There's something comforting about that conventional wisdom. It would be nice if the hard-won experience of serving in combat did make men sadder and wiser leaders, serving as a lifelong cautionary tale. The only problem with that narrative is that it doesn't seem to be true. Sure, there are some combat veterans who draw from that experience a respectable reluctance to put the next generation of young men through that hell. And there are some life-long civilians who seem so eager to order others into combat that one is tempted to assume that it's because all their ideas of combat come from romantic pulp novels and glorious old Hollywood war movies. But is there really any pronounced trend for combat veterans to be more reluctant, later in life, to start wars?
I don't think history bears that out. If anything, living through those wartime horrors seems to desensitize people to them, or even to give them a sense of having paid their dues enough to entitle them to send other men off to die in their turn. Many of the biggest warmongers in history were men whose younger years were spent fighting on the front lines -- men who should have known better, but were perfectly happy setting off bloodbaths on trivial pretexts.
Napoleon went from being a young military officer to conquering much of Europe as France's leader. Adolf Hitler was more aware of the horrors of war than most people -- he was almost gassed to death as a corporal in the First World War. Yet he is personally responsible for the biggest war in history. The three men most responsible for getting the US involved in the nightmare of Vietnam were Eisenhower, Kennedy, and Johnson, all three of whom had personal combat experience. The bloodiest war in American history, the Civil War, was between two political factions each led by a man who had combat experience in an earlier war. A combat veteran of that war went on to lead America into the colonial war against the Phillipines.
When I step back and look at history, I find it astonishing that this weird conventional wisdom can survive. From Alexander the Great in the ancient world up through the strongmen in Africa today, a huge number of those responsible for bloody wars of aggression have been people who spent their younger years on the front lines themselves. So, what leads us to believe such combat experience makes people less likely to casually invade other countries?

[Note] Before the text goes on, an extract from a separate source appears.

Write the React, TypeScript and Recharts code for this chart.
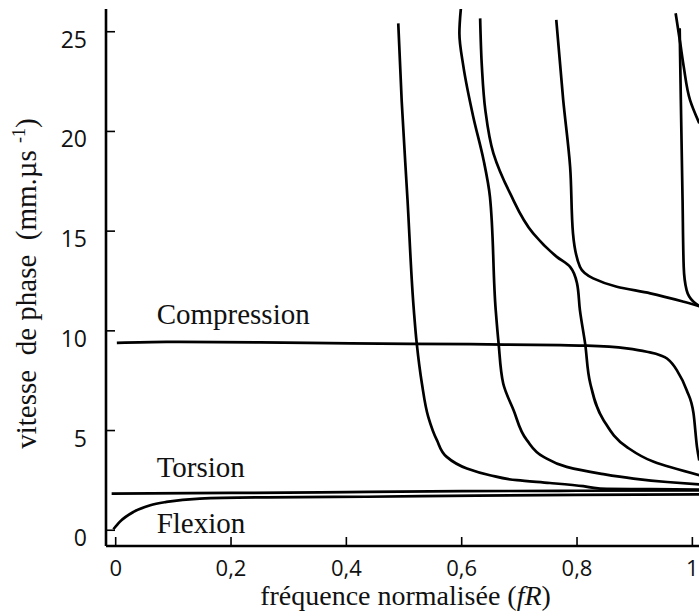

What we know of psychology suggests the opposite will be true. Are the children of abusive parents more or less likely to abuse their own kids? It would be nice if, having experienced the horrors of such an upbringing first hand, these people were extra careful to be patient and loving with their own kids. And some, of course, do take exactly those lessons and go on to be great parents. But, statistically, those who were the victims of those terrible behaviors are more likely to perpetrate them on their own kids. So, it wouldn't be surprising to find that, similarly, those who as young men were sent off to kill and die in unnecessary wars were actually more likely to do the same to the next generation.